We observe the indirect, high correlation between the degree of agreeing to the question and the ladder score. The R^2-value (Bestimmtheitsmaß) of the linear regression is approx. 0.39, which is the square of the correlation value of approx. 0.623. This means that 39% of the variance in the data ladder score can be explained by the responses to the question. In this case, the range and variance of countries' (aggregated) reponses to this question is relatively high, ranging from 1.5 to 4.5. The countries that agreed the strongest were

  • Pakistan
  • Honduras
  • Indonesia
  • Saudi-Arabia
  • Egypt,

whereas the least agreeing countries were:

  • Sweden
  • Denmark
  • Belgium
  • Netherlands
  • Russia,

which is coherent with other observations about countries' religiosity.

InΒ [Β ]:
# Get the question for the code "G1" for the xaxis label.
question = correlations_df.loc[correlations_df['question_code'] == 'G1', 'question'].iloc[0]

# Also include country name and country code when hovering over the data points.
fig = px.scatter(merged_df, x="G1", y="Ladder score", trendline="ols", hover_data=['country_code','Country name'])
fig.update_layout(xaxis_title=question + ' (1: Strong no, 5: Strong yes)')
fig.show()

We observe the very low correlation between the degree of agreeing to the question and the ladder score. The R^2-value in this case is <<0.001 and shows that the variance in the ladder score is not at all explained by the reponse to this question. We also note that the variance in countries' (aggregated) reponses to this question is relatively low, ranging from about 2.8 to 3.8.

Discussion and ConclusionsΒΆ

Disclaimer: The interpretations made in this section are not to be taken too seriously and/or scientifically.

In this section, we discuss the results from above. Again, for each country, we first calculated the mean of all responses to that question in order to obtain a measure of a country's degree of agreeing with the questions.

  • Independent variable: For a given country, the mean response to a question as described above.
  • Dependent variable: For a given country, the ladder-score.

For each question of the questionnaire, we then calculated the correlation and performed a simple linear regression. Results showed 4 questions with high correlations:

  • I believe in one true religion (-)
  • I am not bothered by messy people (+)
  • I believe laws should be strictly enforced (-)
  • I dislike loud music (-),

where (+) indicates a positive correlation, and (-) indicates a negative correlation.


Before we investigate the big picture, let us look at why the first question might display a high correlation.

The question with highest correlation was

"I believe in one true religion"

It showed a high, inverse proportionality, meaning that if a country's average response to that question was to strongly disagree, it showed higher ladder scores. There could be several psychological and sociological explanations for this.

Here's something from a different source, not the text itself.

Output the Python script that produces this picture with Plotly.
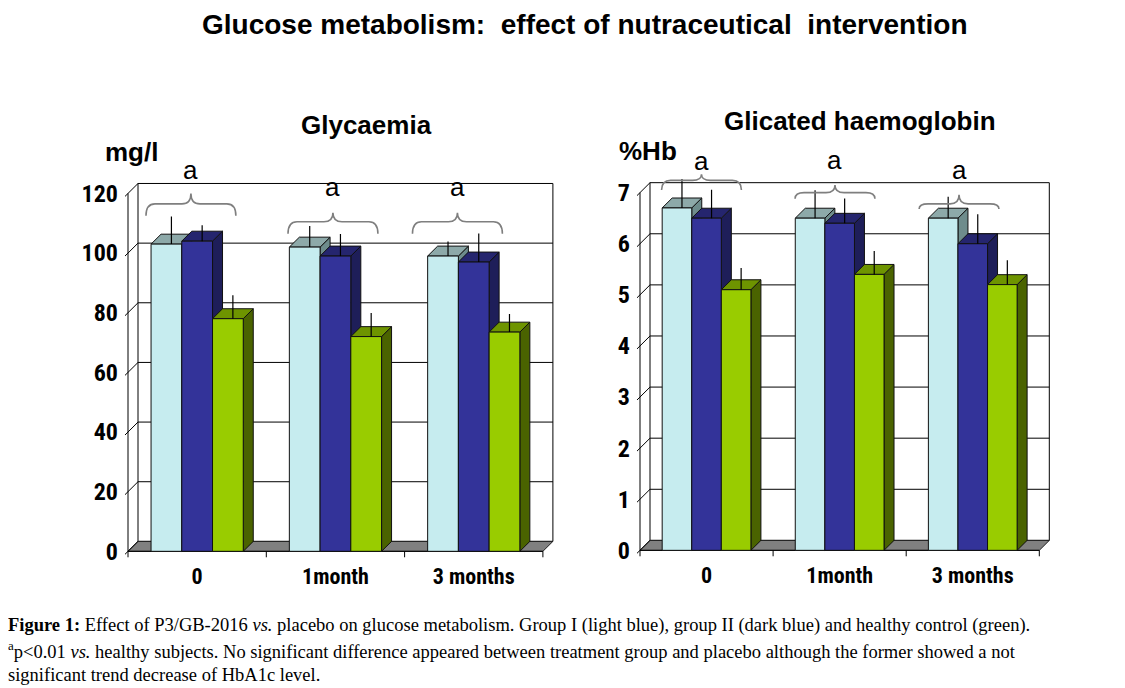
import plotly.graph_objects as go

# data
periods = ["0", "1month", "3 months"]
series_names = ["Group I", "Group II", "Healthy control"]

glyc_group1 = [103, 102, 99]
glyc_group2 = [104, 99, 97]
glyc_control = [78, 72, 73.5]
glyc_err_group1 = [7.6, 5.4, 3.2]
glyc_err_group2 = [3.7, 5.7, 7.9]
glyc_err_control = [6.2, 6.2, 4.4]
glyc_ticks = [0, 20, 40, 60, 80, 100, 120]

hb_group1 = [6.7, 6.5, 6.5]
hb_group2 = [6.5, 6.4, 6.0]
hb_control = [5.1, 5.4, 5.2]
hb_err_group1 = [0.47, 0.45, 0.32]
hb_err_group2 = [0.46, 0.39, 0.48]
hb_err_control = [0.33, 0.36, 0.38]
hb_ticks = [0, 1, 2, 3, 4, 5, 6, 7]

# face colours: front, top, side
front_cols = ["#C6ECEF", "#333399", "#99CC00"]
top_cols = ["#8DA9A9", "#25256E", "#6E9400"]
side_cols = ["#6E8C8C", "#1E1E59", "#4A6300"]

W, H = 1125, 688
DEPTH = 10      # px of the fake 3d depth
PAD = 4
TICKLEN = 6
BAR_W = 2 / 9   # bargap of one third, three bars per group

NARROW = "Roboto Condensed, Liberation Sans Narrow, Arial Narrow, Liberation Sans"
SANS = "Liberation Sans, Arial, sans-serif"
SERIF = "Liberation Serif, Times New Roman, serif"

fig = go.Figure()
shapes = []
annotations = []


def brace_path(xc, half, y_end, y_mid, y_tip, rx):
    xl, xr = xc - half, xc + half
    return (f"M {xl},{y_end} Q {xl},{y_mid} {xl + rx},{y_mid} L {xc - rx},{y_mid} "
            f"Q {xc},{y_mid} {xc},{y_tip} Q {xc},{y_mid} {xc + rx},{y_mid} "
            f"L {xr - rx},{y_mid} Q {xr},{y_mid} {xr},{y_end}")


def panel(n, values, errors, ticks, front_left, cat_px, zero_px, unit_px, ytop, braces):
    xa, ya = ("x", "y") if n == 1 else (f"x{n}", f"y{n}")
    xkey, ykey = ("xaxis", "yaxis") if n == 1 else (f"xaxis{n}", f"yaxis{n}")
    dx, dy = DEPTH / cat_px, DEPTH / unit_px
    tmax = ticks[-1]

    fig.layout[xkey] = dict(
        domain=[(front_left - PAD) / W, (front_left + 3 * cat_px + DEPTH + PAD) / W],
        range=[-0.5 - PAD / cat_px, 2.5 + dx + PAD / cat_px],
        anchor=ya, tickvals=[0, 1, 2], ticktext=periods, ticks="",
        showline=False, showgrid=False, zeroline=False, ticklabelstandoff=0,
        tickfont=dict(family=NARROW, size=22, color="black", weight="bold"))
    fig.layout[ykey] = dict(
        domain=[(H - zero_px - TICKLEN - PAD) / H, (H - zero_px + ytop * unit_px) / H],
        range=[-(TICKLEN + PAD) / unit_px, ytop],
        anchor=xa, tickvals=ticks, ticks="",
        showline=False, showgrid=False, zeroline=False, ticklabelstandoff=5,
        tickfont=dict(family=NARROW, size=24, color="black", weight="bold"))

    below = dict(xref=xa, yref=ya, layer="below")
    # back wall + grid
    shapes.append(dict(type="rect", x0=-0.5 + dx, x1=2.5 + dx, y0=dy, y1=tmax + dy,
                       line=dict(color="black", width=1), fillcolor="white", **below))
    for t in ticks[1:-1]:
        shapes.append(dict(type="line", x0=-0.5 + dx, x1=2.5 + dx, y0=t + dy, y1=t + dy,
                           line=dict(color="black", width=1), **below))
    # floor
    shapes.append(dict(type="path",
                       path=f"M -0.5,0 L 2.5,0 L {2.5 + dx},{dy} L {-0.5 + dx},{dy} Z",
                       fillcolor="#808080", line=dict(color="#202020", width=1), **below))
    # left wall: front axis and slanted ticks
    shapes.append(dict(type="line", x0=-0.5, x1=-0.5, y0=-TICKLEN / unit_px, y1=tmax,
                       line=dict(color="black", width=1), **below))
    for t in ticks:
        shapes.append(dict(type="line", x0=-0.5 - 0.3 * dx, x1=-0.5 + dx,
                           y0=t - 0.3 * dy, y1=t + dy,
                           line=dict(color="black", width=1), **below))
    # bottom axis + category ticks
    shapes.append(dict(type="line", x0=-0.5, x1=2.5, y0=0, y1=0,
                       line=dict(color="black", width=1), **below))
    for b in [0.5, 1.5, 2.5]:
        shapes.append(dict(type="line", x0=b, x1=b, y0=0, y1=-TICKLEN / unit_px,
                           line=dict(color="black", width=1), **below))

    # 3d columns, drawn left to right: side, top, front, error line
    for s, (vals, errs) in enumerate(zip(values, errors)):
        side_x, side_y, top_x, top_y, fr_x, fr_y, er_x, er_y = ([] for _ in range(8))
        for g, (v, e) in enumerate(zip(vals, errs)):
            xc = g + (s - 1) * BAR_W
            xl, xr = xc - BAR_W / 2, xc + BAR_W / 2
            side_x += [xr, xr, xr + dx, xr + dx, xr, None]
            side_y += [0, v, v + dy, dy, 0, None]
            top_x += [xl, xr, xr + dx, xl + dx, xl, None]
            top_y += [v, v, v + dy, v + dy, v, None]
            fr_x += [xl, xr, xr, xl, xl, None]
            fr_y += [0, 0, v, v, 0, None]
            er_x += [xc + dx / 2, xc + dx / 2, None]
            er_y += [v, v + dy / 2 + e, None]
        for px, py, col in [(side_x, side_y, side_cols[s]), (top_x, top_y, top_cols[s]),
                            (fr_x, fr_y, front_cols[s])]:
            fig.add_trace(go.Scatter(x=px, y=py, xaxis=xa, yaxis=ya, mode="lines",
                                     fill="toself", fillcolor=col,
                                     line=dict(color="#111111", width=1),
                                     name=series_names[s], showlegend=False,
                                     hoverinfo="skip"))
        fig.add_trace(go.Scatter(x=er_x, y=er_y, xaxis=xa, yaxis=ya, mode="lines",
                                 line=dict(color="black", width=1.2),
                                 showlegend=False, hoverinfo="skip"))

    # significance braces
    for xc, half, y_end, y_mid, y_tip, a_y in braces:
        shapes.append(dict(type="path", xref=xa, yref=ya,
                           path=brace_path(xc, half, y_end, y_mid, y_tip, 9 / cat_px),
                           line=dict(color="#7F7F7F", width=1.6)))
        annotations.append(dict(x=xc, y=a_y, xref=xa, yref=ya, text="a", showarrow=False,
                                font=dict(family=SANS, size=26, color="black")))


panel(1, [glyc_group1, glyc_group2, glyc_control],
      [glyc_err_group1, glyc_err_group2, glyc_err_control], glyc_ticks,
      front_left=120, cat_px=138.3, zero_px=546.5, unit_px=3.0, ytop=131,
      braces=[(-0.045, 0.325, 112.5, 116.5, 120.0, 128.0),
              (0.982, 0.325, 106.5, 110.5, 113.5, 122.3),
              (1.882, 0.325, 106.5, 110.5, 113.5, 122.3)])

panel(2, [hb_group1, hb_group2, hb_control],
      [hb_err_group1, hb_err_group2, hb_err_control], hb_ticks,
      front_left=632, cat_px=133.1, zero_px=545.5, unit_px=51.4, ytop=7.9,
      braces=[(-0.038, 0.30, 7.05, 7.24, 7.36, 7.62),
              (0.965, 0.30, 6.88, 7.00, 7.15, 7.64),
              (1.897, 0.30, 6.68, 6.78, 6.96, 7.45)])


def paper_text(text, x, y, size, family=SANS, bold=True, xanchor="center"):
    annotations.append(dict(text=text, x=x / W, y=1 - y / H, xref="paper", yref="paper",
                            xanchor=xanchor, yanchor="middle", showarrow=False,
                            font=dict(family=family, size=size, color="black",
                                      weight="bold" if bold else "normal")))


paper_text("Glucose metabolism:  effect of nutraceutical  intervention", 577, 17, 28)
paper_text("Glycaemia", 358, 118, 26)
paper_text("Glicated haemoglobin", 852, 114, 26)
paper_text("mg/l", 123, 145, 26)
paper_text("%Hb", 640, 144, 26)

caption = [
    "<b>Figure 1:</b> Effect of P3/GB-2016 <i>vs.</i> placebo on glucose metabolism. "
    "Group I (light blue), group II (dark blue) and healthy control (green).",
    "<sup>a</sup>p&lt;0.01 <i>vs.</i> healthy subjects. No significant difference appeared "
    "between treatment group and placebo although the former showed a not",
    "significant trend decrease of HbA1c level.",
]
for i, line in enumerate(caption):
    paper_text(line, -2, 621 + 25 * i, 18.5, family=SERIF, bold=False, xanchor="left")

fig.update_layout(width=W, height=H, margin=dict(l=0, r=0, t=0, b=0),
                  paper_bgcolor="white", plot_bgcolor="white",
                  shapes=shapes, annotations=annotations, showlegend=False)

fig.write_html("out.html")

Some possible directions are

  • Believing in one true religion might lead to a sense of exclusivity, causing judgment or isolation from those who don't share the same beliefs, which can impact social connections and support.
  • A rigid belief in one true religion may limit openness to other perspectives or new ideas, potentially hindering personal growth and adaptability.
  • There could also be an indirect relationship: Weak-economy countries are traditionally more inclined to follow one exclusive religion, so that the religiosity of the country is just a proxy to the economic state of a country which actually determines life satisfaction.

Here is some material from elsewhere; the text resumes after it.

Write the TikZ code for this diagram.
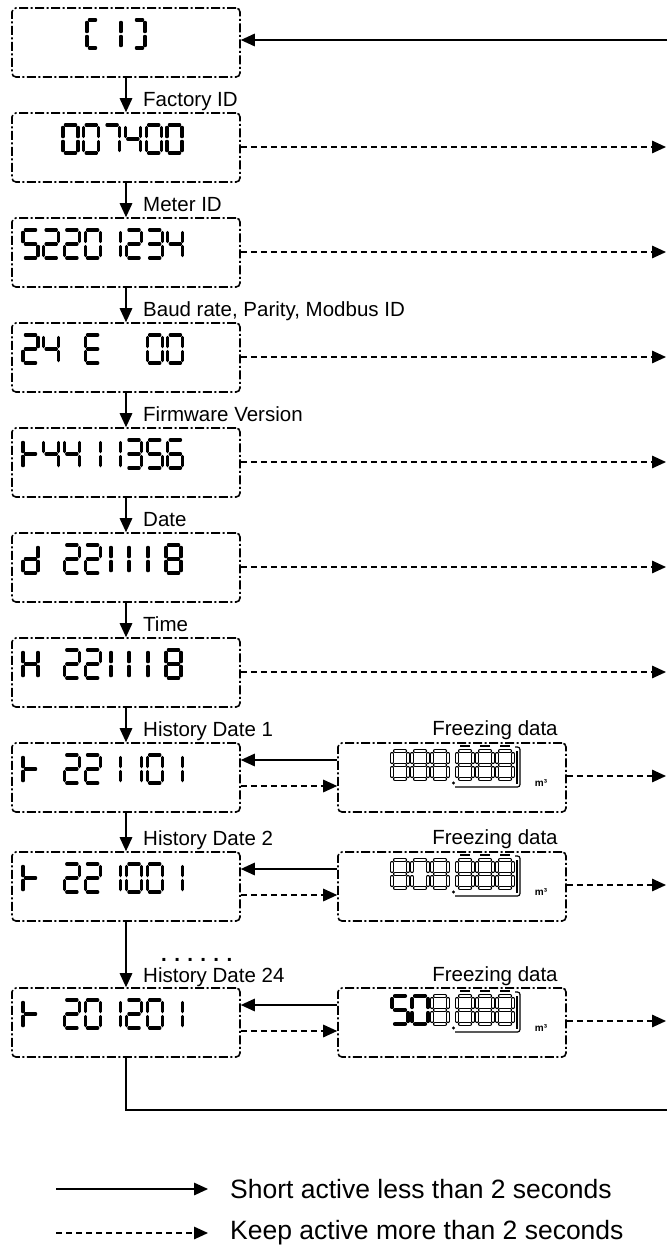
\documentclass[tikz,border=0pt]{standalone}
\usepackage{fontspec}
\setmainfont{Liberation Sans}
\usetikzlibrary{arrows.meta,calc}

\tikzset{
 lcdbox/.style={draw, line width=1.6pt, rounded corners=4pt, dash pattern=on 9pt off 2.5pt on 2pt off 2.5pt, minimum width=228pt, minimum height=69pt, inner sep=0pt},
 flow/.style={line width=1.5pt, -{Triangle[length=14pt,width=12.5pt]}},
 hold/.style={flow, dash pattern=on 6pt off 4pt},
 plain/.style={line width=1.5pt},
 lbl/.style={font=\fontsize{20.5}{24}\selectfont, anchor=base west, inner sep=0pt},
 flbl/.style={font=\fontsize{20.5}{24}\selectfont, anchor=base, inner sep=0pt},
 legendtxt/.style={font=\fontsize{26.5}{30}\selectfont, anchor=west, inner sep=0pt},
 seg/.style={line width=3.1pt, line cap=round},
 hseg/.style={line width=3.8pt, line cap=round},
 hsegw/.style={line width=1.2pt, white, line cap=round},
 hsolid/.style={line width=3.8pt, line cap=round},
 frm/.style={line width=1.2pt},
}

\def\dw{15}\def\dh{28}\def\dg{2.3}
\newcommand\lcdsega[1]{\draw[#1] (\dg,0) -- ({\dw-\dg},0);}
\newcommand\lcdsegb[1]{\draw[#1] (\dw,\dg) -- (\dw,{\dh/2-\dg});}
\newcommand\lcdsegc[1]{\draw[#1] (\dw,{\dh/2+\dg}) -- (\dw,{\dh-\dg});}
\newcommand\lcdsegd[1]{\draw[#1] (\dg,\dh) -- ({\dw-\dg},\dh);}
\newcommand\lcdsege[1]{\draw[#1] (0,{\dh/2+\dg}) -- (0,{\dh-\dg});}
\newcommand\lcdsegf[1]{\draw[#1] (0,\dg) -- (0,{\dh/2-\dg});}
\newcommand\lcdsegg[1]{\draw[#1] (\dg,{\dh/2}) -- ({\dw-\dg},{\dh/2});}
\newcommand\lcdchar[4]{\begin{scope}[shift={(#1,#2)}]\foreach \s in #3{\csname lcdseg\s\endcsname{#4}}\end{scope}}
\newcommand\hchar[3]{\lcdchar{#1}{#2}{#3}{hseg}\lcdchar{#1}{#2}{#3}{hsegw}}

\def\Dzero{a,b,c,d,e,f}
\def\Done{b,c}
\def\Dtwo{a,b,g,e,d}
\def\Dthree{a,b,g,c,d}
\def\Dfour{f,g,b,c}
\def\Dfive{a,f,g,c,d}
\def\Dsix{a,f,g,e,d,c}
\def\Dseven{a,b,c}
\def\Deight{a,b,c,d,e,f,g}
\def\DE{a,f,g,e,d}
\def\Dd{b,c,d,e,g}
\def\DH{f,e,b,c,g}
\def\Dt{f,e,g}
\def\Dlbr{a,f,e,d}
\def\Drbr{a,b,c,d}

\begin{document}
\begin{tikzpicture}[x=1pt,y=-1pt]
\useasboundingbox (0,0) rectangle (667,1250);

% ---------- left display boxes ----------
\node[lcdbox] (b1) at (126,42.5) {};
\node[lcdbox] (b2) at (126,147.5) {};
\node[lcdbox] (b3) at (126,252.5) {};
\node[lcdbox] (b4) at (126,357.5) {};
\node[lcdbox] (b5) at (126,462.5) {};
\node[lcdbox] (b6) at (126,567.5) {};
\node[lcdbox] (b7) at (126,672.5) {};
\node[lcdbox] (b8) at (126,777.5) {};
\node[lcdbox] (b9) at (126,886.5) {};
\node[lcdbox] (b10) at (126,1022.5) {};

% ---------- freezing data boxes ----------
\node[lcdbox] (f1) at (452,777.5) {};
\node[lcdbox] (f2) at (452,886.5) {};
\node[lcdbox] (f3) at (452,1022.5) {};

% ---------- labels ----------
\node[lbl] (l2) at (143,106) {Factory ID};
\node[lbl] (l3) at (143,211) {Meter ID};
\node[lbl] (l4) at (143,316) {Baud rate, Parity, Modbus ID};
\node[lbl] (l5) at (143,421) {Firmware Version};
\node[lbl] (l6) at (143,526) {Date};
\node[lbl] (l7) at (143,631) {Time};
\node[lbl] (l8) at (143,736) {History Date 1};
\node[lbl] (l9) at (143,845) {History Date 2};
\node[lbl] (l10) at (143,982) {History Date 24};
\node[flbl] (fl1) at (495,735) {Freezing data};
\node[flbl] (fl2) at (495,844) {Freezing data};
\node[flbl] (fl3) at (495,981) {Freezing data};
\node[lbl, font=\fontsize{20.5}{24}\bfseries\selectfont\addfontfeature{LetterSpace=36}] (dots) at (161,961) {......};

% ---------- LCD digits, left boxes ----------
\def\dw{11}
\lcdchar{87}{20}{\Dlbr}{seg}
\lcdchar{110}{20}{\Done}{seg}
\lcdchar{134}{20}{\Drbr}{seg}
\def\dw{15}
% 007400
\lcdchar{63}{125}{\Dzero}{seg}
\lcdchar{83.8}{125}{\Dzero}{seg}
\lcdchar{104.6}{125}{\Dseven}{seg}
\lcdchar{125.4}{125}{\Dfour}{seg}
\lcdchar{146.2}{125}{\Dzero}{seg}
\lcdchar{167}{125}{\Dzero}{seg}
% 52201234
\lcdchar{23}{230}{\Dfive}{seg}
\lcdchar{43.7}{230}{\Dtwo}{seg}
\lcdchar{64.4}{230}{\Dtwo}{seg}
\lcdchar{85.1}{230}{\Dzero}{seg}
\lcdchar{105.8}{230}{\Done}{seg}
\lcdchar{126.5}{230}{\Dtwo}{seg}
\lcdchar{147.2}{230}{\Dthree}{seg}
\lcdchar{167.9}{230}{\Dfour}{seg}
% 24 E 00
\lcdchar{23}{335}{\Dtwo}{seg}
\lcdchar{43.7}{335}{\Dfour}{seg}
\lcdchar{85.1}{335}{\DE}{seg}
\lcdchar{147.2}{335}{\Dzero}{seg}
\lcdchar{167.9}{335}{\Dzero}{seg}
% t4411356
\lcdchar{23}{440}{\Dt}{seg}
\lcdchar{43.7}{440}{\Dfour}{seg}
\lcdchar{64.4}{440}{\Dfour}{seg}
\lcdchar{85.1}{440}{\Done}{seg}
\lcdchar{105.8}{440}{\Done}{seg}
\lcdchar{126.5}{440}{\Dthree}{seg}
\lcdchar{147.2}{440}{\Dfive}{seg}
\lcdchar{167.9}{440}{\Dsix}{seg}
% d 221118
\lcdchar{23}{545}{\Dd}{seg}
\lcdchar{64.4}{545}{\Dtwo}{seg}
\lcdchar{85.1}{545}{\Dtwo}{seg}
\lcdchar{96}{545}{\Done}{seg}
\lcdchar{114}{545}{\Done}{seg}
\lcdchar{133}{545}{\Done}{seg}
\lcdchar{166}{545}{\Deight}{seg}
% H 221118
\lcdchar{23}{650}{\DH}{seg}
\lcdchar{64.4}{650}{\Dtwo}{seg}
\lcdchar{85.1}{650}{\Dtwo}{seg}
\lcdchar{96}{650}{\Done}{seg}
\lcdchar{114}{650}{\Done}{seg}
\lcdchar{133}{650}{\Done}{seg}
\lcdchar{166}{650}{\Deight}{seg}
% t 221101
\lcdchar{23}{755}{\Dt}{seg}
\lcdchar{64.4}{755}{\Dtwo}{seg}
\lcdchar{85.1}{755}{\Dtwo}{seg}
\lcdchar{105.8}{755}{\Done}{seg}
\lcdchar{126.5}{755}{\Done}{seg}
\lcdchar{147.2}{755}{\Dzero}{seg}
\lcdchar{167.9}{755}{\Done}{seg}
% t 221001
\lcdchar{23}{864}{\Dt}{seg}
\lcdchar{64.4}{864}{\Dtwo}{seg}
\lcdchar{85.1}{864}{\Dtwo}{seg}
\lcdchar{105.8}{864}{\Done}{seg}
\lcdchar{126.5}{864}{\Dzero}{seg}
\lcdchar{147.2}{864}{\Dzero}{seg}
\lcdchar{167.9}{864}{\Done}{seg}
% t 201201
\lcdchar{23}{1000}{\Dt}{seg}
\lcdchar{64.4}{1000}{\Dtwo}{seg}
\lcdchar{85.1}{1000}{\Dzero}{seg}
\lcdchar{105.8}{1000}{\Done}{seg}
\lcdchar{126.5}{1000}{\Dtwo}{seg}
\lcdchar{147.2}{1000}{\Dzero}{seg}
\lcdchar{167.9}{1000}{\Done}{seg}

% ---------- LCD digits, freezing boxes ----------
\def\dw{16}\def\dh{28}\def\dg{2.8}
% 888.888
\hchar{392}{751}{\Deight}\hchar{412}{751}{\Deight}\hchar{432}{751}{\Deight}
\hchar{457}{751}{\Deight}\hchar{477}{751}{\Deight}\hchar{497}{751}{\Deight}
% 808.888
\hchar{392}{860}{\Deight}\hchar{412}{860}{\Dzero}\hchar{432}{860}{\Deight}
\hchar{457}{860}{\Deight}\hchar{477}{860}{\Deight}\hchar{497}{860}{\Deight}
% 508.888
\lcdchar{392}{996}{\Dfive}{hsolid}\lcdchar{412}{996}{\Dzero}{hsolid}\hchar{432}{996}{\Deight}
\hchar{457}{996}{\Deight}\hchar{477}{996}{\Deight}\hchar{497}{996}{\Deight}

\foreach \T in {743,852,988}{
  \fill ($(453.5,\T)+(0,40)$) circle (1.6pt);
  \foreach \xx in {457,477,497}{\draw[frm] (\xx+3,\T+3) -- (\xx+13,\T+3);}
  \draw[frm, rounded corners=2.5pt] (455,\T+44) -- (520,\T+44) -- (520,\T+4) -- (515,\T+4);
  \draw[frm] (517,\T+8) -- (517,\T+41);
}
\node[font=\fontsize{10}{10}\bfseries\selectfont, inner sep=0pt] (m1) at (541,783) {m³};
\node[font=\fontsize{10}{10}\bfseries\selectfont, inner sep=0pt] (m2) at (541,892) {m³};
\node[font=\fontsize{10}{10}\bfseries\selectfont, inner sep=0pt] (m3) at (541,1028) {m³};

% ---------- vertical flow ----------
\draw[flow] (b1.south) -- (b2.north);
\draw[flow] (b2.south) -- (b3.north);
\draw[flow] (b3.south) -- (b4.north);
\draw[flow] (b4.south) -- (b5.north);
\draw[flow] (b5.south) -- (b6.north);
\draw[flow] (b6.south) -- (b7.north);
\draw[flow] (b7.south) -- (b8.north);
\draw[flow] (b8.south) -- (b9.north);
\draw[flow] (b9.south) -- (b10.north);

% ---------- return and right-hand connectors ----------
\coordinate (in1) at (667,40);
\draw[flow] (in1) -- (in1 -| b1.east);
\coordinate (o2) at (666,147);
\coordinate (o3) at (666,252);
\coordinate (o4) at (666,357);
\coordinate (o5) at (666,462);
\coordinate (o6) at (666,567);
\coordinate (o7) at (666,672);
\draw[hold] (o2 -| b2.east) -- (o2);
\draw[hold] (o3 -| b3.east) -- (o3);
\draw[hold] (o4 -| b4.east) -- (o4);
\draw[hold] (o5 -| b5.east) -- (o5);
\draw[hold] (o6 -| b6.east) -- (o6);
\draw[hold] (o7 -| b7.east) -- (o7);

% history rows
\coordinate (s8) at (0,760);   \coordinate (k8) at (0,786);   \coordinate (o8) at (666,776);
\coordinate (s9) at (0,869);   \coordinate (k9) at (0,895);   \coordinate (o9) at (666,885);
\coordinate (s10) at (0,1005); \coordinate (k10) at (0,1031); \coordinate (o10) at (666,1021);
\draw[flow] (s8 -| f1.west) -- (s8 -| b8.east);
\draw[hold] (k8 -| b8.east) -- (k8 -| f1.west);
\draw[hold] (o8 -| f1.east) -- (o8);
\draw[flow] (s9 -| f2.west) -- (s9 -| b9.east);
\draw[hold] (k9 -| b9.east) -- (k9 -| f2.west);
\draw[hold] (o9 -| f2.east) -- (o9);
\draw[flow] (s10 -| f3.west) -- (s10 -| b10.east);
\draw[hold] (k10 -| b10.east) -- (k10 -| f3.west);
\draw[hold] (o10 -| f3.east) -- (o10);

\coordinate (ret) at (667,1110);
\draw[plain] (b10.south) |- (ret);

% ---------- legend ----------
\coordinate (ls0) at (56,1189);  \coordinate (ls1) at (208,1189);
\coordinate (ld0) at (56,1233);  \coordinate (ld1) at (208,1233);
\draw[flow] (ls0) -- (ls1);
\draw[hold] (ld0) -- (ld1);
\node[legendtxt] (lt1) at (230,1189) {Short active less than 2 seconds};
\node[legendtxt] (lt2) at (230,1233) {Keep active more than 2 seconds};
\end{tikzpicture}
\end{document}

Looking at the common, underlying trait among the correlations above, we notice that higher ladder scores correlate with reponses that go in the direction of open-mindedness and tolerance. They reflect an attitude of acceptance toward diversity in beliefs (not having one true religion), behaviors (being unbothered by messy people), governance (not strictly enforcing laws), and preferences (liking loud music). These attitudes often align with a broader perspective that accommodates various perspectives and differences without judgment or strict adherence to conventional norms.


When looking at the next 5 highest-correlated questions,

  • I have little to say (-)
  • I try to avoid complex people (-)
  • I get angry easily (-)
  • I like to stand during the national anthem (-)
  • I use swear words (+)
  • I dislike works of fiction (-)

we can still, overall, observe that a country's disposition towards openness and non-conformity to societal norms is correlated with higher ladder scores. This includes being comfortable with complexity in people, having a higher threshold for anger, not adhering strictly to patriotic or nationalistic rituals (like standing during the national anthem), being more liberal with language (using swear words), and having an appreciation for the world of fiction. This set of traits suggests an inclination towards individuality, a willingness to challenge norms, and a more relaxed approach to conventions typically expected in social settings. The first question, "I have little to say", aligns with the broader theme of openness of communication and expression.


However, when looking at the bottom 10 questions with regard to the correlation, this interpretation reaches its limits:

  • I find it hard to forgive others.
  • I trust others.
  • I act wild and crazy.
  • I am not easily bothered by things.
  • I don't like crowded events.
  • I love large parties.
  • I distrust people.
  • I do unexpected things.
  • I enjoy my privacy.
  • I feel comfortable around people.

For all of these questions, correlation was below .01. If these particular characteristics, such as difficulty forgiving others, trust in others, preferences for social settings, and other listed traits, don't impact life satisfaction, it indicates that the initial assumption connecting certain positive traits to higher life satisfaction might not be fully supported by this set of traits alone. This could imply that the relationship between these particular traits and life satisfaction might be more nuanced or dependent on other factors not captured in the initial analysis. Understanding the complexity and interactions between various personality traits and their impact on wellbeing requires a more comprehensive examination, considering additional variables and contexts beyond the presented statements.


Conclusions:

  • Correlations is not the same as causality.

Outlook:

  • Could be performed on an individual level, not on country-aggregated level.